What is being asked
Leave the pictures out and retype the lines from the beginning through the line with "W, H = 659, 732", both ends included.

════

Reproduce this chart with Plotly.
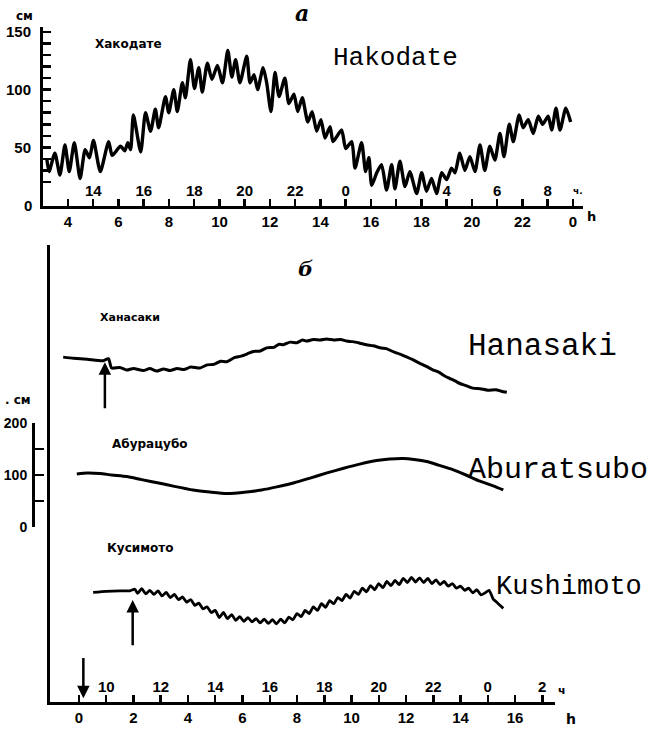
import plotly.graph_objects as go

W, H = 659, 732

# ---------------- Panel a: Hakodate (hours UT, cm) ----------------
HAK_T = [3.16, 3.25, 3.48, 3.68, 3.88, 4.05, 4.25, 4.48, 4.68, 4.85,
         5.01, 5.28, 5.61, 5.75, 6.08, 6.25, 6.37, 6.48, 6.59, 6.88,
         7.07, 7.27, 7.46, 7.59, 7.86, 7.99, 8.19, 8.33, 8.53, 8.65,
         8.85, 9.01, 9.18, 9.32, 9.52, 9.70, 9.92, 10.12, 10.33, 10.49,
         10.64, 10.81, 11.08, 11.21, 11.37, 11.51, 11.73, 11.87, 12.04, 12.20,
         12.36, 12.59, 12.75, 12.95, 13.10, 13.28, 13.50, 13.67, 13.85, 14.02,
         14.18, 14.38, 14.50, 14.84, 15.00, 15.24, 15.37, 15.63, 15.79, 15.92,
         16.03, 16.23, 16.42, 16.62, 16.82, 16.95, 17.15, 17.35, 17.54, 17.81,
         18.01, 18.20, 18.40, 18.60, 18.80, 19.00, 19.19, 19.33, 19.52, 19.72,
         19.92, 20.12, 20.32, 20.51, 20.71, 20.91, 21.11, 21.27, 21.48, 21.64,
         21.87, 22.03, 22.23, 22.43, 22.63, 22.80, 23.02, 23.16, 23.33, 23.49,
         23.72, 23.91]
HAK_CM = [40, 29, 45, 26, 52, 29, 54, 23, 48, 41,
          56, 29, 55, 43, 51, 47, 54, 48, 78, 46,
          80, 64, 83, 67, 94, 80, 100, 81, 106, 93,
          126, 101, 119, 98, 123, 109, 121, 106, 134, 111,
          126, 106, 129, 106, 113, 100, 119, 106, 81, 115,
          94, 110, 88, 96, 81, 93, 72, 81, 64, 74,
          58, 68, 55, 65, 49, 55, 32, 54, 29, 41,
          17, 28, 35, 13, 35, 14, 38, 16, 29, 10,
          28, 12, 23, 10, 28, 22, 32, 28, 45, 30,
          42, 29, 52, 30, 51, 39, 62, 42, 70, 55,
          78, 67, 74, 62, 77, 70, 77, 65, 84, 65,
          84, 72]

HAK_HOURS = [4, 6, 8, 10, 12, 14, 16, 18, 20, 22, 24]
HAK_HOUR_LABELS = ["4", "6", "8", "10", "12", "14", "16", "18", "20", "22", "0"]
HAK_LOCAL_POS = [5, 7, 9, 11, 13, 15, 17, 19, 21, 23]
HAK_LOCAL_LABELS = ["14", "16", "18", "20", "22", "0", "", "4", "6", "8"]
HAK_CM_TICKS = [0, 10, 20, 30, 40, 50, 60, 70, 80, 90, 100, 110, 120, 130, 140, 150]
HAK_CM_LABELS = ["0", "", "", "", "", "50", "", "", "", "", "100", "", "", "", "", "150"]

# ---------------- Panel b: stations (hours UT, cm incl. vertical offset) ----------------
HAN_T = [-0.58, -0.2, 0.3, 0.89, 1.08, 1.2, 1.5, 1.75, 2.0, 2.36,
         2.6, 2.85, 3.1, 3.34, 3.6, 3.85, 4.1, 4.44, 4.7, 4.95,
         5.2, 5.42, 5.7, 5.95, 6.16, 6.4, 6.65, 6.89, 7.15, 7.35,
         7.5, 7.75, 8.0, 8.2, 8.36, 8.6, 8.85, 9.09, 9.35, 9.6,
         9.82, 10.05, 10.31, 10.55, 10.8, 11.05, 11.3, 11.55, 11.78, 12.0,
         12.25, 12.51, 12.75, 13.0, 13.2, 13.37, 13.6, 13.8, 13.98, 14.2,
         14.45, 14.72, 15.0, 15.3, 15.5, 15.7]
HAN_CM = [328, 326, 324, 321, 325, 307, 308, 303, 306, 302,
          306, 301, 305, 302, 306, 304, 309, 307, 313, 314,
          320, 319, 327, 330, 334, 339, 340, 346, 347, 353,
          352, 357, 356, 361, 359, 362, 361, 363, 361, 362,
          359, 358, 355, 352, 350, 346, 344, 338, 334, 329,
          323, 316, 310, 303, 299, 293, 287, 282, 277, 273,
          268, 267, 264, 265, 262, 260]

ABU_T = [-0.08, 0.3, 0.77, 1.2, 1.75, 2.3, 2.97, 3.5, 4.19, 4.8,
         5.42, 6.15, 6.7, 7.26, 7.9, 8.48, 9.1, 9.71, 10.3, 10.92,
         11.4, 11.9, 12.3, 12.76, 13.2, 13.74, 14.2, 14.72, 15.2, 15.57]
ABU_CM = [102, 104, 103, 100, 97, 91, 84, 78, 71, 67,
          64, 67, 71, 77, 85, 94, 104, 113, 121, 128,
          131, 132, 130, 126, 119, 110, 100, 88, 79, 71]

KUS_T = [0.52, 1.0, 1.5, 1.87, 2.05, 2.15, 2.3, 2.45, 2.6, 2.75,
         2.9, 3.05, 3.2, 3.35, 3.5, 3.65, 3.8, 3.95, 4.1, 4.25,
         4.4, 4.55, 4.7, 4.85, 5.0, 5.15, 5.3, 5.45, 5.6, 5.75,
         5.9, 6.05, 6.2, 6.35, 6.5, 6.65, 6.8, 6.95, 7.1, 7.25,
         7.4, 7.55, 7.7, 7.85, 8.0, 8.15, 8.3, 8.45, 8.6, 8.75,
         8.9, 9.05, 9.2, 9.35, 9.5, 9.65, 9.8, 9.95, 10.1, 10.25,
         10.4, 10.55, 10.7, 10.85, 11.0, 11.15, 11.3, 11.45, 11.6, 11.75,
         11.9, 12.05, 12.2, 12.35, 12.5, 12.65, 12.8, 12.95, 13.1, 13.25,
         13.4, 13.55, 13.7, 13.85, 14.0, 14.15, 14.3, 14.45, 14.6, 14.75,
         14.9, 15.05, 15.2, 15.35, 15.57]
KUS_CM = [-127, -125, -124, -124, -121, -129, -120, -130, -123, -131,
          -124, -134, -127, -137, -131, -141, -136, -146, -141, -152,
          -148, -159, -155, -166, -162, -176, -166, -178, -170, -181,
          -174, -183, -176, -184, -178, -186, -179, -187, -180, -188,
          -179, -186, -175, -180, -168, -174, -162, -168, -155, -162,
          -149, -156, -143, -149, -137, -143, -131, -138, -125, -131,
          -119, -126, -114, -122, -110, -118, -106, -114, -104, -112,
          -100, -108, -98, -107, -99, -108, -100, -110, -103, -112,
          -106, -115, -110, -119, -115, -123, -119, -128, -122, -132,
          -128, -123, -140, -147, -158]

B_HOURS = [0, 2, 4, 6, 8, 10, 12, 14, 16]
B_HOUR_LABELS = ["0", "2", "4", "6", "8", "10", "12", "14", "16"]
B_LOCAL_POS = [1, 3, 5, 7, 9, 11, 13, 15, 17]
B_LOCAL_LABELS = ["10", "12", "14", "16", "18", "20", "22", "0", "2"]
SCALE_TICKS = [0, 50, 100, 150, 200]
SCALE_LABELS = ["0", "", "100", "", "200"]


def px(x):
    return x / W


def py(y):
    return 1 - y / H


TICKFONT = dict(family="Liberation Sans, Arial, sans-serif", size=15, color="black", weight="bold")
LINE = dict(color="black", shape="spline", smoothing=0.6)

fig = go.Figure()
fig.add_trace(go.Scatter(x=HAK_T, y=HAK_CM, xaxis="x", yaxis="y", mode="lines",
                         line=dict(width=3.4, **LINE), hoverinfo="skip"))
fig.add_trace(go.Scatter(x=HAN_T, y=HAN_CM, xaxis="x2", yaxis="y2", mode="lines",
                         line=dict(width=3, **LINE), hoverinfo="skip"))
fig.add_trace(go.Scatter(x=ABU_T, y=ABU_CM, xaxis="x2", yaxis="y2", mode="lines",
                         line=dict(width=3, **LINE), hoverinfo="skip"))
fig.add_trace(go.Scatter(x=KUS_T, y=KUS_CM, xaxis="x2", yaxis="y2", mode="lines",
                         line=dict(width=2.8, **LINE), hoverinfo="skip"))
# invisible helpers so that overlay / scale axes are drawn
fig.add_trace(go.Scatter(x=[HAK_LOCAL_POS[0]], y=[0], xaxis="x3", yaxis="y", mode="markers",
                         marker=dict(opacity=0), hoverinfo="skip"))
fig.add_trace(go.Scatter(x=[B_LOCAL_POS[0]], y=[0], xaxis="x4", yaxis="y2", mode="markers",
                         marker=dict(opacity=0), hoverinfo="skip"))
fig.add_trace(go.Scatter(x=[0], y=[0], xaxis="x2", yaxis="y3", mode="markers",
                         marker=dict(opacity=0), hoverinfo="skip"))

common = dict(showgrid=False, zeroline=False, linecolor="black", tickcolor="black",
              tickfont=TICKFONT, fixedrange=True, automargin=False)

ann = []


def text(x, y, s, size, family="DejaVu Sans", weight="bold", style="normal"):
    ann.append(dict(x=px(x), y=py(y), xref="paper", yref="paper", text=s, showarrow=False,
                    xanchor="center", yanchor="middle",
                    font=dict(family=family, size=size, color="black", weight=weight, style=style)))


MONO = "Liberation Mono, Courier New, monospace"
text(24, 16, "см", 12)
text(302, 13, "а", 22, family="DejaVu Serif", style="italic")
text(128, 44, "Хакодате", 12)
text(395, 58, "Hakodate", 26, family=MONO, weight="normal")
text(578, 191, "ч.", 9)
text(591, 216, "h", 13)

text(305, 268, "б", 21, family="DejaVu Serif", style="italic")
text(130, 318, "Ханасаки", 11)
text(542, 346, "Hanasaki", 31, family=MONO, weight="normal")
text(150, 444, "Абурацубо", 12)
text(558, 470, "Aburatsubo", 30, family=MONO, weight="normal")
text(140, 548, "Кусимото", 12)
text(569, 587, "Kushimoto", 27, family=MONO, weight="normal")
text(18, 400, ". см", 12)
text(562, 690, "ч", 11)
text(571, 719, "h", 14)

# zero label of the Hakodate cm axis (plotly hides the corner tick label)
ann.append(dict(x=px(34), y=HAK_CM_TICKS[0], xref="paper", yref="y", text=HAK_CM_LABELS[0],
                showarrow=False, xanchor="right", yanchor="middle", font=TICKFONT))

# arrows (arrival markers)
for (x0, y0, x1, y1) in [(0.95, 226, 0.95, 318), (1.97, -232, 1.97, -142), (0.16, -251, 0.16, -332)]:
    ann.append(dict(x=x1, y=y1, ax=x0, ay=y0, xref="x2", yref="y2", axref="x2", ayref="y2",
                    text="", showarrow=True, arrowhead=2, arrowsize=1, arrowwidth=2.5,
                    arrowcolor="black"))

fig.update_layout(
    template="none",
    width=W, height=H, autosize=False,
    margin=dict(l=0, r=0, t=0, b=0, pad=0),
    paper_bgcolor="white", plot_bgcolor="rgba(0,0,0,0)",
    showlegend=False,
    annotations=ann,
    xaxis=dict(domain=[px(43), px(583)], range=[3.01, 24.40], anchor="y",
               showline=True, linewidth=3, ticks="inside", ticklen=7, tickwidth=2.5,
               tickvals=HAK_HOURS, ticktext=HAK_HOUR_LABELS, **common),
    xaxis3=dict(overlaying="x", anchor="y", side="bottom", range=[3.01, 24.40],
                showline=False, ticks="inside", ticklen=7, tickwidth=2.5,
                ticklabelposition="inside",
                tickvals=HAK_LOCAL_POS, ticktext=HAK_LOCAL_LABELS, **common),
    yaxis=dict(domain=[py(206.2), py(27)], range=[-1, 154.3], anchor="x",
               showline=True, linewidth=3, ticks="inside", ticklen=8, tickwidth=2.5,
               ticklabelstandoff=6,
               tickvals=HAK_CM_TICKS, ticktext=HAK_CM_LABELS, **common),
    xaxis2=dict(domain=[px(50), px(555)], range=[-1.064, 17.468], anchor="y2",
                showline=True, linewidth=3, ticks="inside", ticklen=7, tickwidth=2.5,
                tickvals=B_HOURS, ticktext=B_HOUR_LABELS, **common),
    xaxis4=dict(overlaying="x2", anchor="y2", side="bottom", range=[-1.064, 17.468],
                showline=False, ticks="inside", ticklen=7, tickwidth=2.5,
                ticklabelposition="inside",
                tickvals=B_LOCAL_POS, ticktext=B_LOCAL_LABELS, **common),
    yaxis2=dict(domain=[py(702), py(245)], range=[-339.1, 544.9], anchor="x2",
                showline=True, linewidth=3, ticks="", showticklabels=False,
                showgrid=False, zeroline=False, linecolor="black", fixedrange=True,
                automargin=False),
    yaxis3=dict(domain=[py(527), py(423.3)], range=[0, 200], anchor="free", position=px(33),
                showline=True, linewidth=3, ticks="inside", ticklen=9, tickwidth=2.5,
                ticklabelstandoff=2,
                tickvals=SCALE_TICKS, ticktext=SCALE_LABELS,
                **{**common, "tickfont": dict(TICKFONT, size=14)}),
)

fig.write_html("out.html", config={"staticPlot": True},
               post_script="document.body.style.margin='0px';document.body.style.overflow='hidden';")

════

The completed task
Reproduce this chart with Plotly.
import plotly.graph_objects as go

W, H = 659, 732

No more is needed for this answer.